No Line on the Horizon (2009)
Standout Track: ‘Moment of Surrender’
After the preceding one-two punch, ‘No Line on the Horizon’ arrived with a bang but failed to deliver on the momentum created by its two predecessors. The album was marketed as a spiritual sequel to ‘Achtung Baby’ and a return to the experimental U2 of old, with pre-release interviews promising their boldest and most innovative work in over a decade.
In reality, it’s nothing of the sort, as if the band bottled it half way through its troubled three-year production, resulting in a fairly bland, meandering effort forever stuck in no-man’s land; not immediate and radio-friendly enough to work as another blockbuster, but nowhere near unique or daring enough to be an engaging listen.

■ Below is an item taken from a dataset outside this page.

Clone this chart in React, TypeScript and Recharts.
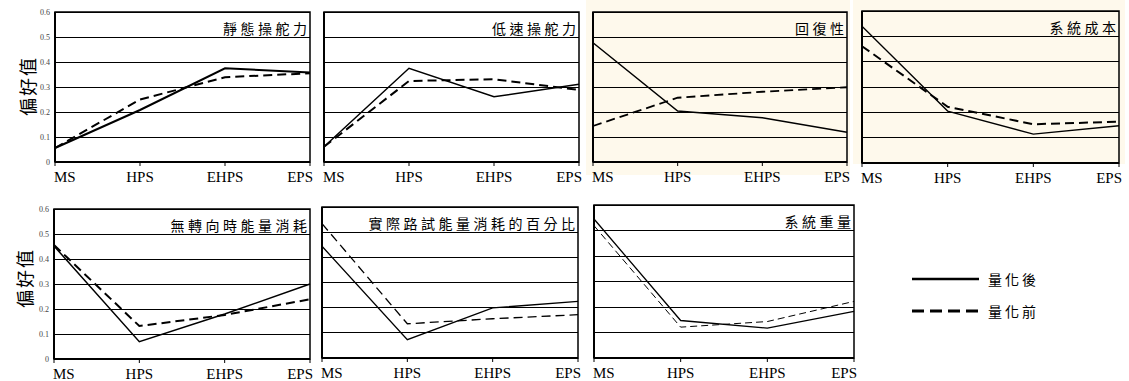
import React from 'react';
import { LineChart, Line, XAxis, YAxis, CartesianGrid, ReferenceArea } from 'recharts';

const categories = ['MS', 'HPS', 'EHPS', 'EPS'];
const yTicks = [0, 0.1, 0.2, 0.3, 0.4, 0.5, 0.6];
const yAxisTitle = '偏好值';
const legendLabels = ['量化後', '量化前'];

const titles = ['靜態操舵力', '低速操舵力', '回復性', '系統成本', '無轉向時能量消耗', '實際路試能量消耗的百分比', '系統重量'];

const staticAfter = [0.056, 0.208, 0.375, 0.358];
const staticBefore = [0.056, 0.25, 0.339, 0.355];
const lowSpeedAfter = [0.061, 0.375, 0.261, 0.311];
const lowSpeedBefore = [0.061, 0.324, 0.331, 0.288];
const recoveryAfter = [0.477, 0.204, 0.177, 0.119];
const recoveryBefore = [0.144, 0.257, 0.281, 0.299];
const costAfter = [0.54, 0.205, 0.114, 0.147];
const costBefore = [0.461, 0.222, 0.153, 0.163];
const energyAfter = [0.452, 0.069, 0.18, 0.3];
const energyBefore = [0.456, 0.132, 0.176, 0.239];
const roadTestAfter = [0.444, 0.073, 0.199, 0.225];
const roadTestBefore = [0.534, 0.136, 0.156, 0.172];
const weightAfter = [0.545, 0.147, 0.117, 0.183];
const weightBefore = [0.519, 0.121, 0.143, 0.222];

const build = (after: number[], before: number[]) =>
  categories.map((c, i) => ({ name: c, after: after[i], before: before[i] }));

type Panel = {
  title: string;
  after: number[];
  before: number[];
  L: number; T: number; R: number; B: number;
  showY: boolean;
  solidW: number;
  dashW: number;
  dash: string;
};

const panels: Panel[] = [
  { title: titles[0], after: staticAfter, before: staticBefore, L: 55, T: 12, R: 310, B: 162, showY: true, solidW: 2, dashW: 2, dash: '9 5' },
  { title: titles[1], after: lowSpeedAfter, before: lowSpeedBefore, L: 324, T: 12, R: 579, B: 162, showY: false, solidW: 1.5, dashW: 2, dash: '9 5' },
  { title: titles[2], after: recoveryAfter, before: recoveryBefore, L: 593, T: 12, R: 847, B: 162, showY: false, solidW: 1.5, dashW: 1.8, dash: '9 5' },
  { title: titles[3], after: costAfter, before: costBefore, L: 862, T: 11, R: 1119, B: 163, showY: false, solidW: 1.3, dashW: 2, dash: '9 5' },
  { title: titles[4], after: energyAfter, before: energyBefore, L: 54, T: 209, R: 310, B: 359, showY: true, solidW: 1.5, dashW: 2, dash: '9 5' },
  { title: titles[5], after: roadTestAfter, before: roadTestBefore, L: 322, T: 207, R: 578, B: 358, showY: false, solidW: 1.3, dashW: 1.3, dash: '9 5' },
  { title: titles[6], after: weightAfter, before: weightBefore, L: 594, T: 205, R: 854, B: 358, showY: false, solidW: 1.3, dashW: 1, dash: '7 4' },
];

const SERIF = '"Liberation Serif", "DejaVu Serif", serif';
const CJK = '"Noto Sans CJK TC", "Noto Sans CJK JP", sans-serif';

const XTick = (props: any) => {
  const { x, y, payload } = props;
  const v = payload.value;
  let anchor: 'start' | 'middle' | 'end' = 'middle';
  let dx = 0;
  if (v === categories[0]) { anchor = 'start'; dx = -1; }
  else if (v === categories[categories.length - 1]) { anchor = 'end'; dx = 3; }
  return (
    <text x={x + dx} y={y + 14} textAnchor={anchor} fontFamily={SERIF} fontSize={15} fill="#000">
      {v}
    </text>
  );
};

const EmptyTick = () => <g />;

const fmt = (v: number) => (v === 0 ? '0' : v.toFixed(1));

function PanelChart({ p }: { p: Panel }) {
  const w = p.R - p.L + 50;
  const h = p.B - p.T + 30;
  const data = build(p.after, p.before);
  return (
    <div style={{ position: 'absolute', left: p.L - 40, top: p.T - 5, width: w, height: h }}>
      <LineChart width={w} height={h} data={data} margin={{ top: 5, right: 10, left: 10, bottom: 5 }}>
        <CartesianGrid horizontal vertical={false} stroke="#000" strokeWidth={1} shapeRendering="crispEdges" />
        <ReferenceArea x1="MS" x2="EPS" y1={0} y2={0.6} fill="none" stroke="#000" strokeWidth={1.5} />
        <XAxis
          dataKey="name"
          height={20}
          axisLine={{ stroke: '#000', strokeWidth: 2 }}
          tickLine={{ stroke: '#000', strokeWidth: 1 }}
          tickSize={4}
          tickMargin={2}
          tick={<XTick />}
          interval={0}
        />
        <YAxis
          width={30}
          domain={[0, 0.6]}
          ticks={yTicks}
          tickFormatter={fmt}
          axisLine={{ stroke: '#000', strokeWidth: 2 }}
          tickLine={false}
          tickSize={0}
          tickMargin={5}
          interval={0}
          tick={p.showY ? { fontSize: 8, fill: '#444', fontFamily: SERIF } : <EmptyTick />}
        />
        <Line type="linear" dataKey="after" stroke="#000" strokeWidth={p.solidW} dot={false} isAnimationActive={false} />
        <Line type="linear" dataKey="before" stroke="#000" strokeWidth={p.dashW} strokeDasharray={p.dash} dot={false} isAnimationActive={false} />
      </LineChart>
    </div>
  );
}

export default function App() {
  return (
    <div style={{ position: 'absolute', left: 0, top: 0, width: 1129, height: 381, background: '#fff', overflow: 'hidden' }}>
      <div style={{ position: 'absolute', left: 586, top: 0, width: 264, height: 175, background: '#FEF9EC' }} />
      <div style={{ position: 'absolute', left: 853, top: 0, width: 272, height: 164, background: '#FEF9EC' }} />
      {panels.map((p, i) => (
        <PanelChart key={i} p={p} />
      ))}
      <svg width={1129} height={381} style={{ position: 'absolute', left: 0, top: 0, pointerEvents: 'none' }}>
        {panels.map((p, i) => (
          <text key={i} x={p.R + 0.5} y={p.T + 22} textAnchor="end" fontFamily={CJK} fontSize={14} letterSpacing={3.5} fill="#000">
            {p.title}
          </text>
        ))}
        <text x={27} y={86} transform="rotate(-90 27 86)" textAnchor="middle" dominantBaseline="central" fontFamily={CJK} fontSize={18} letterSpacing={2} fill="#000">
          {yAxisTitle}
        </text>
        <text x={24} y={278} transform="rotate(-90 24 278)" textAnchor="middle" dominantBaseline="central" fontFamily={CJK} fontSize={18} letterSpacing={2} fill="#000">
          {yAxisTitle}
        </text>
        <line x1={912} y1={279} x2={979} y2={279} stroke="#000" strokeWidth={2.5} />
        <text x={988} y={279} dominantBaseline="central" fontFamily={CJK} fontSize={14} letterSpacing={3} fill="#000">
          {legendLabels[0]}
        </text>
        <line x1={912} y1={311} x2={979} y2={311} stroke="#000" strokeWidth={3} strokeDasharray="12 6" />
        <text x={988} y={311} dominantBaseline="central" fontFamily={CJK} fontSize={14} letterSpacing={3} fill="#000">
          {legendLabels[1]}
        </text>
      </svg>
    </div>
  );
}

Aside from a couple of worthwhile tracks – the hypnotic, Brian Eno-led futuristic hymn ‘Moment of Surrender’ in particular – ‘No Line on the Horizon’ is a disappointing and largely forgettable entry into the U2 canon.
Songs of Innocence (2014)
Standout Track: ‘Every Breaking Wave’
‘Songs of Innocence’ was, at the time of its release, the best album U2 had put out in a decade – though this comment becomes faint praise as soon as you realise they’d only come up with ‘No Line on the Horizon’ in that time frame.
A more exciting affair than its bland and messy predecessor, ‘Songs of Innocence’ in many ways has the opposite problem; it sounds focus-grouped to within an inch of its life, ticking all the usual U2 boxes – the stately, anthemic ballad (‘Every Breaking Wave’), the grooving rocker (‘Volcano’), the dark, meandering electronica (‘Sleep Like a Baby Tonight’) etc. – as if The Edge was literally checking them off as he went along during production.
Overall a solid late-period effort, but everything here has already been done by the same band more convincingly – and as such you’d probably struggle to find anyone who considers it their favourite.